* DATA PROVIDED
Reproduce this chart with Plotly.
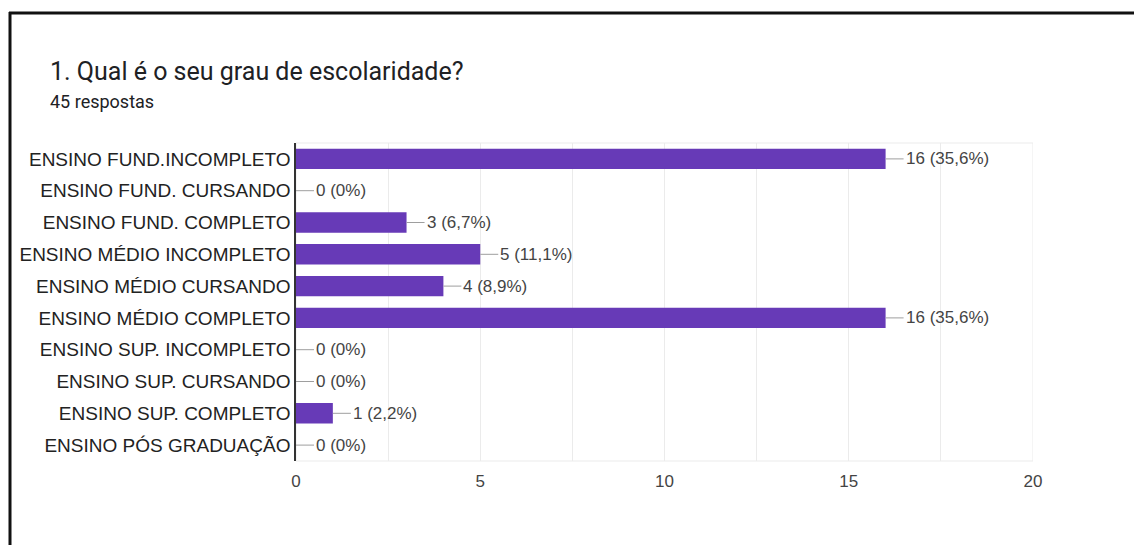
import plotly.graph_objects as go

categories = [
    "ENSINO FUND.INCOMPLETO",
    "ENSINO FUND. CURSANDO",
    "ENSINO FUND. COMPLETO",
    "ENSINO MÉDIO INCOMPLETO",
    "ENSINO MÉDIO CURSANDO",
    "ENSINO MÉDIO COMPLETO",
    "ENSINO SUP. INCOMPLETO",
    "ENSINO SUP. CURSANDO",
    "ENSINO SUP. COMPLETO",
    "ENSINO PÓS GRADUAÇÃO",
]
counts = [16, 0, 3, 5, 4, 16, 0, 0, 1, 0]
total_responses = 45
x_ticks = [0, 5, 10, 15, 20]

title_text = "1. Qual é o seu grau de escolaridade?"
subtitle_text = f"{total_responses} respostas"

W, H = 1134, 545
L, R, T, B = 296, 1033, 143, 461  # plot area in pixels


def px_x(p):
    return (p - L) / (R - L)


def px_y(p):
    return 1 - (p - T) / (B - T)


def pct_label(v):
    p = v / total_responses * 100
    if v == 0:
        return "0 (0%)"
    return f"{v} ({p:.1f}%)".replace(".", ",")


fig = go.Figure(
    go.Bar(
        x=counts,
        y=categories,
        orientation="h",
        marker=dict(color="#673ab7", line=dict(width=0)),
        hoverinfo="skip",
    )
)

annotations = []
for c, v in zip(categories, counts):
    annotations.append(
        dict(
            x=v, y=c, xref="x", yref="y",
            text=pct_label(v),
            showarrow=True, arrowhead=0, arrowwidth=1, arrowcolor="#9e9e9e",
            ax=18, ay=0, xanchor="left", standoff=0, startstandoff=0,
            font=dict(family="Liberation Sans, Arial", size=17, color="#444444"),
        )
    )

annotations.append(
    dict(
        x=px_x(48), y=px_y(72), xref="paper", yref="paper",
        text=title_text, showarrow=False, xanchor="left", yanchor="middle",
        font=dict(family="Roboto", size=25, color="#202124"),
    )
)
annotations.append(
    dict(
        x=px_x(48), y=px_y(101), xref="paper", yref="paper",
        text=subtitle_text, showarrow=False, xanchor="left", yanchor="middle",
        font=dict(family="Roboto", size=18, color="#202124"),
    )
)

shapes = [
    # light grid frame
    dict(type="rect", xref="x", yref="paper", x0=0, x1=20, y0=0, y1=1,
         line=dict(color="#ebebeb", width=1), layer="below"),
    # dark outer frame (top and left)
    dict(type="line", xref="paper", yref="paper",
         x0=px_x(9), x1=px_x(1140), y0=px_y(13), y1=px_y(13),
         line=dict(color="#111111", width=3)),
    dict(type="line", xref="paper", yref="paper",
         x0=px_x(10), x1=px_x(10), y0=px_y(12), y1=px_y(550),
         line=dict(color="#111111", width=3)),
]

fig.update_layout(
    width=W, height=H,
    margin=dict(l=L, r=W - R, t=T, b=H - B, pad=0, autoexpand=False),
    paper_bgcolor="white", plot_bgcolor="white",
    showlegend=False,
    bargap=0.36,
    annotations=annotations,
    shapes=shapes,
    font=dict(family="Liberation Sans, Arial", color="#222222"),
)

fig.update_xaxes(
    range=[0, 20],
    tickvals=x_ticks,
    ticktext=[str(t) for t in x_ticks],
    showgrid=True, gridcolor="#ebebeb", gridwidth=1,
    minor=dict(dtick=2.5, tick0=0, showgrid=True, gridcolor="#ebebeb"),
    zeroline=False, showline=False,
    ticks="", ticklabelstandoff=8,
    tickfont=dict(family="Liberation Sans, Arial", size=17, color="#444444"),
    automargin=False,
    fixedrange=True,
)
fig.update_yaxes(
    categoryorder="array", categoryarray=categories,
    autorange="reversed",
    showgrid=False, zeroline=False,
    showline=True, linecolor="#333333", linewidth=1.5,
    ticks="", ticklabelstandoff=0,
    tickfont=dict(family="Liberation Sans, Arial", size=19, color="#222222"),
    automargin=False,
    fixedrange=True,
)

fig.write_html("out.html", config={"displayModeBar": False})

* WRITTEN PROBLEM
Extract all the data above exactly, excluding every picture.

* OUTPUT OF THE TASK
Reproduce this chart with Plotly.
import plotly.graph_objects as go

categories = [
    "ENSINO FUND.INCOMPLETO",
    "ENSINO FUND. CURSANDO",
    "ENSINO FUND. COMPLETO",
    "ENSINO MÉDIO INCOMPLETO",
    "ENSINO MÉDIO CURSANDO",
    "ENSINO MÉDIO COMPLETO",
    "ENSINO SUP. INCOMPLETO",
    "ENSINO SUP. CURSANDO",
    "ENSINO SUP. COMPLETO",
    "ENSINO PÓS GRADUAÇÃO",
]
counts = [16, 0, 3, 5, 4, 16, 0, 0, 1, 0]
total_responses = 45
x_ticks = [0, 5, 10, 15, 20]

title_text = "1. Qual é o seu grau de escolaridade?"
subtitle_text = f"{total_responses} respostas"

W, H = 1134, 545
L, R, T, B = 296, 1033, 143, 461  # plot area in pixels


def px_x(p):
    return (p - L) / (R - L)


def px_y(p):
    return 1 - (p - T) / (B - T)


def pct_label(v):
    p = v / total_responses * 100
    if v == 0:
        return "0 (0%)"
    return f"{v} ({p:.1f}%)".replace(".", ",")


fig = go.Figure(
    go.Bar(
        x=counts,
        y=categories,
        orientation="h",
        marker=dict(color="#673ab7", line=dict(width=0)),
        hoverinfo="skip",
    )
)

annotations = []
for c, v in zip(categories, counts):
    annotations.append(
        dict(
            x=v, y=c, xref="x", yref="y",
            text=pct_label(v),
            showarrow=True, arrowhead=0, arrowwidth=1, arrowcolor="#9e9e9e",
            ax=18, ay=0, xanchor="left", standoff=0, startstandoff=0,
            font=dict(family="Liberation Sans, Arial", size=17, color="#444444"),
        )
    )

annotations.append(
    dict(
        x=px_x(48), y=px_y(72), xref="paper", yref="paper",
        text=title_text, showarrow=False, xanchor="left", yanchor="middle",
        font=dict(family="Roboto", size=25, color="#202124"),
    )
)
annotations.append(
    dict(
        x=px_x(48), y=px_y(101), xref="paper", yref="paper",
        text=subtitle_text, showarrow=False, xanchor="left", yanchor="middle",
        font=dict(family="Roboto", size=18, color="#202124"),
    )
)

shapes = [
    # light grid frame
    dict(type="rect", xref="x", yref="paper", x0=0, x1=20, y0=0, y1=1,
         line=dict(color="#ebebeb", width=1), layer="below"),
    # dark outer frame (top and left)
    dict(type="line", xref="paper", yref="paper",
         x0=px_x(9), x1=px_x(1140), y0=px_y(13), y1=px_y(13),
         line=dict(color="#111111", width=3)),
    dict(type="line", xref="paper", yref="paper",
         x0=px_x(10), x1=px_x(10), y0=px_y(12), y1=px_y(550),
         line=dict(color="#111111", width=3)),
]

fig.update_layout(
    width=W, height=H,
    margin=dict(l=L, r=W - R, t=T, b=H - B, pad=0, autoexpand=False),
    paper_bgcolor="white", plot_bgcolor="white",
    showlegend=False,
    bargap=0.36,
    annotations=annotations,
    shapes=shapes,
    font=dict(family="Liberation Sans, Arial", color="#222222"),
)

fig.update_xaxes(
    range=[0, 20],
    tickvals=x_ticks,
    ticktext=[str(t) for t in x_ticks],
    showgrid=True, gridcolor="#ebebeb", gridwidth=1,
    minor=dict(dtick=2.5, tick0=0, showgrid=True, gridcolor="#ebebeb"),
    zeroline=False, showline=False,
    ticks="", ticklabelstandoff=8,
    tickfont=dict(family="Liberation Sans, Arial", size=17, color="#444444"),
    automargin=False,
    fixedrange=True,
)
fig.update_yaxes(
    categoryorder="array", categoryarray=categories,
    autorange="reversed",
    showgrid=False, zeroline=False,
    showline=True, linecolor="#333333", linewidth=1.5,
    ticks="", ticklabelstandoff=0,
    tickfont=dict(family="Liberation Sans, Arial", size=19, color="#222222"),
    automargin=False,
    fixedrange=True,
)

fig.write_html("out.html", config={"displayModeBar": False})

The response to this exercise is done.